Day 616, March 10, 2022

 The Marvelous Cycle

Twenty-seven years ago, the coffee shop, Rao’s had just opened. It was a noisy, fragrant, gem of a coffee shop where they roasted the beans in the building and there was the constant grating sound of beans being turned into grounds, but it was novel, our own version of the coffee shop in Friends or Fraiser. I remember because, during the Caesarian birth of my twins, the anesthesiologist was talking about the cup of coffee he had bought there. Simultaneously, my daughter shifted away from the newly incised opening, and my son emerged first, and them my daughter. Luckily, it was not a surprise twin birth, we had learned about the twins eleven days earlier, so we were, at least were a little, prepared.

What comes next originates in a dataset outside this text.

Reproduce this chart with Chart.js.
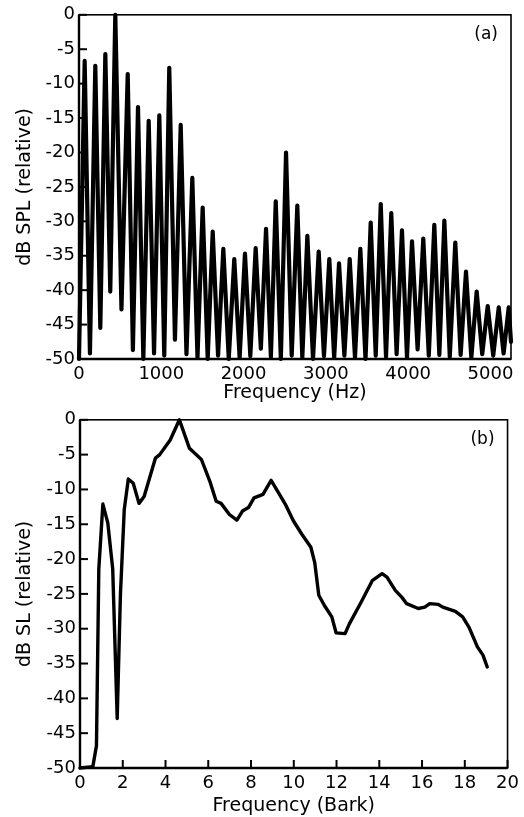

Twenty-seven seems at once, not that long ago, and an entire lifetime ago. I was attending the same university where I now work. I was teaching English classes, eating Chinese food, and yes, drinking cappuccinos and lates in the sensual extravagance of air scented with roasting beans, the rain-like rhythm of pits spilling into metal vats, the texture of burlap sacks. I drank from overly wide coffee mugs that were the style then. I can’t quite remember, but I think this was before the time of live edge counters and tables being in style. They had a particularly delicious greasy cheese scone. A savory thing, nothing like the idealized scone from an Irish tea house, but, it was everything a body craves, besides that. 

My son is now the age he remembers me as… or maybe a little older. My son, buckled into the child seat attached on the back of my bicycle, calling, “Faster, faster, faster!” We careened across the college campus and he laughed so gleefully as I pedaled with the fury of a young father trying to impress his child. It was so easy to impress the kids then. Speed is relative. Recklessness is relative. It is hard to fathom how pleasing it was to be a young father, how it suddenly imbued life with meaning and purpose. I do not think I realized it in the moment, but that’s what it did. Between bottles, and diapers, and crayons, and scissors, another sibling, and lessons, and forsaken hobbies, and special songs that played over and over, and special movies that played over and over, and books that we read over and over. Between all those things, and trying to be a student, a professor, everything else one is supposed to become, squeezed between those things were meaning and purpose.

My father marvels that he has a son my age. I marvel that I have kids the age they are. It is a marvelous cycle. Like the ways eras of music come back into fashion, but as oldies, or vintage, or classic. Or how young people dress ironically like people in another era dressed, except we did it seriously. It is like remembering how chunky laptops were and that if we sat in coffee shops using a laptop, we did it without the benefit of the internet, and with batteries that were lucky to last more than an hour and a half. One can almost remember what it was to be so young, even if in the moment, I never felt young, or innocent, or lost. Maybe lost. But I felt quite old and mature. Or, I didn’t feel young. The only thing that would make me want to be that age again is to do the things I didn’t do, or didn’t take note of. So, I try an do and take note of those things now. And someday, I’ll marvel at the kids who are the age I am now, and I, will be older still.